SEKATOJAMBI.COM, MUARO JAMBI – Seharusnya menjadi solusi, proyek rehabilitasi jalan di Simpang Nasional SMA 2 Desa Berembang, Kecamatan Sekernan, justru berakhir menjadi bahan perbincangan panas. Dengan anggaran Rp12,1 miliar dari APBD Kabupaten Muaro Jambi tahun 2024, hasil proyek jalan itu kini diragukan kualitasnya.

Aspalnya mulai retak, dan warga setempat khawatir jalan yang baru selesai tersebut tak akan bertahan lama.

Di tepi jalan, papan proyek berdiri menyebutkan bahwa rehabilitasi ini dikerjakan oleh CV. Yudha Karya. Pengawasnya CV. Bosco Consultant. Durasi pengerjaan hanya 75 hari. Namun, mencoloknya, volume pengerjaan tidak dicantumkan. Hal ini menimbulkan pertanyaan besar, terutama di tengah sorotan atas kualitas pengerjaan yang dianggap jauh dari memadai.

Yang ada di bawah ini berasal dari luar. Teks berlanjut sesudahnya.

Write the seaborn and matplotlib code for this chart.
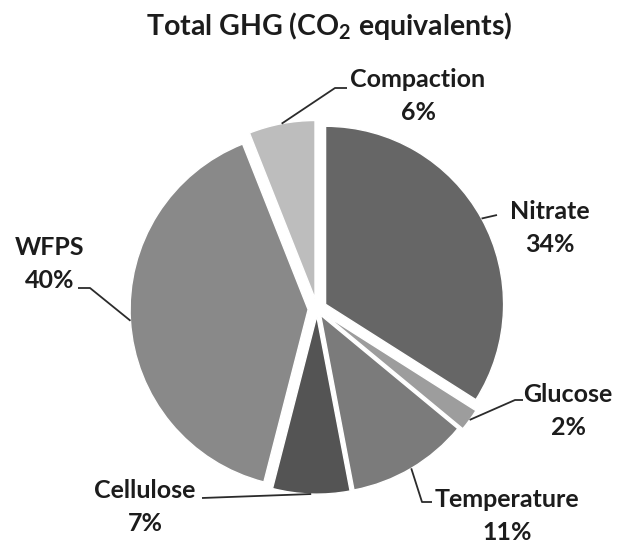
import numpy as np
import matplotlib.pyplot as plt
import seaborn as sns

# pie data, clockwise from 12 o'clock
labels = ["Nitrate", "Glucose", "Temperature", "Cellulose", "WFPS", "Compaction"]
shares = [34, 2, 11, 7, 40, 6]
colors = ["#666666", "#9d9d9d", "#7b7b7b", "#545454", "#898989", "#bdbdbd"]
explode = [0.055, 0.06, 0.04, 0.04, 0.05, 0.06]  # fraction of radius

sns.set_theme(style="white")
plt.rcParams['font.family'] = ['Lato', 'DejaVu Sans']
plt.rcParams['mathtext.fontset'] = 'custom'
plt.rcParams['mathtext.rm'] = 'Lato:bold'
plt.rcParams['mathtext.bf'] = 'Lato:bold'
plt.rcParams['mathtext.default'] = 'bf'

W, H = 627, 546
fig = plt.figure(figsize=(W / 100, H / 100), dpi=100)
ax = fig.add_axes([0, 0, 1, 1])

# pixel coords (y down) -> axes data coords (y up)
def px(x, y):
    return x, H - y

cx, cy = px(317, 309)
R = 178
wedges, _ = ax.pie(shares, colors=colors, explode=[e * R for e in explode],
                   startangle=90, counterclock=False, center=(cx, cy), radius=R,
                   wedgeprops=dict(edgecolor='white', linewidth=1))
ax.set_xlim(0, W)
ax.set_ylim(0, H)
ax.set_aspect('equal')
ax.axis('off')

# label layout: text centre, then leader points from text side (pixels)
label_pos = {
    "Nitrate": (550, 228),
    "Glucose": (568, 411),
    "Temperature": (507, 516),
    "Cellulose": (145, 507),
    "WFPS": (50, 264),
    "Compaction": (418, 96),
}
leaders = {
    "Nitrate": [(497, 215)],
    "Glucose": [(523, 400), (515, 400)],
    "Temperature": [(432, 502), (422, 502)],
    "Cellulose": [(202, 498)],
    "WFPS": [(78, 288), (90, 288)],
    "Compaction": [(347, 88), (335, 88)],
}

for w, lab, val in zip(wedges, labels, shares):
    mid = np.deg2rad((w.theta1 + w.theta2) / 2)
    ax_x = w.center[0] + w.r * np.cos(mid)
    ax_y = w.center[1] + w.r * np.sin(mid)
    pts = [px(*p) for p in leaders[lab]] + [(ax_x, ax_y)]
    xs, ys = zip(*pts)
    ax.plot(xs, ys, color="#2b2b2b", lw=1.3, solid_capstyle='butt')
    tx, ty = px(*label_pos[lab])
    ax.text(tx, ty, f"{lab}\n{val}%", ha='center', va='center',
            fontsize=18, fontweight='bold', color="#1c1c1c",
            linespacing=1.5, multialignment='center')

ax.text(*px(329, 26), r"Total GHG (CO$_2$ equivalents)",
        ha='center', va='center', fontsize=20.5, fontweight='bold',
        color="#1c1c1c")

fig.savefig("out.png", dpi=100)
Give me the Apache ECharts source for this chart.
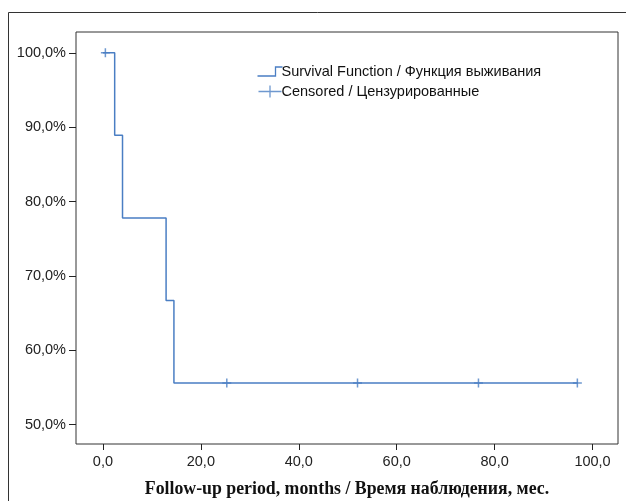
<!DOCTYPE html>
<html>
<head>
<meta charset="utf-8">
<script src="https://cdn.jsdelivr.net/npm/echarts@6/dist/echarts.min.js"></script>
<style>
html,body{margin:0;padding:0;background:#fff;}
#chart{width:626px;height:501px;}
</style>
</head>
<body>
<div id="chart"></div>
<script>
// Kaplan-Meier step points (months, survival %)
const stepTimes  = [0, 2.4, 4.0, 12.9, 14.5, 97.0];
const stepValues = [100, 88.9, 77.8, 66.7, 55.6, 55.6];
// Censored observations
const censTimes  = [0.5, 25.3, 52.0, 76.7, 96.9];
const censValues = [100, 55.6, 55.6, 55.6, 55.6];
// Tick labels
const xTicks = [0, 20, 40, 60, 80, 100];
const yTicks = [50, 60, 70, 80, 90, 100];

const seriesNames = ['Survival Function / Функция выживания', 'Censored / Цензурированные'];
const xName = 'Follow-up period, months / Время наблюдения, мес.';

const blue = '#4a7ec3';
const plusPath = 'path://M0,5L10,5M5,0L5,10';
const stepPath = 'path://M0,10L18,10L18,1L25,1';
const legendPlus = 'path://M0,6L23,6M11.5,0L11.5,12';

const chart = echarts.init(document.getElementById('chart'), null, {renderer:'canvas'});
const fontFam = '"Liberation Sans", Arial, sans-serif';

chart.setOption({
  animation: false,
  backgroundColor: '#fff',
  graphic: [{
    type: 'rect', silent: true, z: -1,
    shape: {x: 8.5, y: 12.5, width: 700, height: 600},
    style: {fill: 'none', stroke: '#333', lineWidth: 1}
  }],
  grid: {left: 76, top: 32, right: 8, bottom: 57, show: true, borderColor: '#333', borderWidth: 1,
    backgroundColor: 'transparent', containLabel: false, outerBoundsMode: 'none'},
  legend: {
    orient: 'vertical', left: 255, top: 64, itemGap: 4, padding: 0,
    itemWidth: 25, itemHeight: 12,
    textStyle: {fontFamily: fontFam, fontSize: 14.5, color: '#111', padding: [0,0,0,-6]},
    data: [
      {name: seriesNames[0], icon: stepPath, itemStyle: {color: 'none', borderColor: blue, borderWidth: 1.3}, lineStyle: {opacity: 0}},
      {name: seriesNames[1], icon: legendPlus, itemStyle: {color: 'none', borderColor: blue, borderWidth: 1.3}, lineStyle: {opacity: 0}}
    ]
  },
  xAxis: {
    type: 'value', min: -5.5, max: 105.2,
    name: xName, nameLocation: 'middle', nameGap: 36,
    nameTextStyle: {fontFamily: '"Liberation Serif", "Times New Roman", serif', fontWeight: 'bold', fontSize: 17.8, color: '#111'},
    axisLine: {show: false, onZero: false},
    splitLine: {show: false},
    axisTick: {show: true, length: 6, lineStyle: {color: '#222'}, customValues: xTicks},
    axisLabel: {fontFamily: fontFam, fontSize: 14.5, color: '#222', margin: 10, customValues: xTicks,
      formatter: v => v.toFixed(1).replace('.', ',')}
  },
  yAxis: {
    type: 'value', min: 47.4, max: 102.8,
    axisLine: {show: false, onZero: false},
    splitLine: {show: false},
    axisTick: {show: true, length: 7, lineStyle: {color: '#222'}, customValues: yTicks},
    axisLabel: {fontFamily: fontFam, fontSize: 14.5, color: '#222', margin: 10, customValues: yTicks,
      formatter: v => v.toFixed(1).replace('.', ',') + '%'}
  },
  series: [
    {
      name: seriesNames[0], type: 'line', step: 'end',
      data: stepTimes.map((t, i) => [t, stepValues[i]]),
      symbol: 'none', lineStyle: {color: blue, width: 1.5}, itemStyle: {color: blue}
    },
    {
      name: seriesNames[1], type: 'scatter',
      data: censTimes.map((t, i) => [t, censValues[i]]),
      symbol: plusPath, symbolSize: [9, 9],
      itemStyle: {color: 'none', borderColor: blue, borderWidth: 1.5}
    }
  ]
});
</script>
</body>
</html>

M. Toha, Ketua Laskar Merah Putih Perjuangan (LMPP) Kabupaten Muaro Jambi, menjadi salah satu suara paling keras yang mengkritik proyek ini. Ia menilai kualitas pengerjaan jalan tidak sepadan dengan dana besar yang dihabiskan.

“Anggaran Rp12 miliar itu uang rakyat. Seharusnya menghasilkan jalan berkualitas tinggi, bukan seperti ini. Pengerjaan seperti asal jadi. Kalau dibiarkan, jalan ini akan hancur sebelum waktunya,” tegas Toha.

Ia menambahkan bahwa pihaknya akan membawa temuan ini ke ranah hukum.

“Kami akan laporkan ke aparat penegak hukum. Jangan sampai ada yang bermain-main dengan uang rakyat,” ujarnya.

Keluhan juga datang dari warga yang sehari-hari melintasi jalan itu. Amir, salah satu pengendara, menyebut jalan tersebut seperti proyek darurat.

“Lapisan aspalnya kok sudah ada retakan di beberapa bagian. Kalau musim hujan datang, saya yakin jalan ini cepat rusak,” katanya dengan nada kesal.

Di sisi lain, Siti, seorang pedagang mengeluhkan kondisi jalan yang tidak rata dan mudah bergetar ketika kendaraan besar melintas. “Ini seperti bukan jalan yang dibangun dengan uang sebanyak itu,” ungkapnya.

Minimnya transparansi pada papan proyek menambah kecurigaan. Tidak tercantumnya volume pekerjaan dianggap sebagai indikasi lemahnya pengawasan.

Dalam proyek infrastruktur, transparansi adalah kunci. Ketika volume tidak dicantumkan, sulit bagi masyarakat untuk mengawasi apakah hasil pengerjaan sesuai dengan dana yang dikeluarkan. Warga juga menyoroti waktu pengerjaan yang hanya 75 hari.

“Durasi ini sangat singkat untuk proyek sebesar itu. Kemungkinan besar, pengerjaan dilakukan terburu-buru, yang memengaruhi kualitas,” tambah Amrin, warga lainnya.

Aparat penegak hukum didesak untuk mengusut proyek ini. Selain soal kualitas pengerjaan, publik juga menuntut transparansi penuh dari seluruh pihak yang terlibat.

Bagi masyarakat, Rp12 miliar bukanlah angka kecil. Harapan mereka untuk menikmati infrastruktur berkualitas kini berubah menjadi kekecewaan mendalam. Mereka menanti tindak lanjut tegas dari DPRD dan penegak hukum. Apakah ini hanya sebuah proyek gagal atau ada cerita besar di baliknya? Waktulah yang akan menjawab.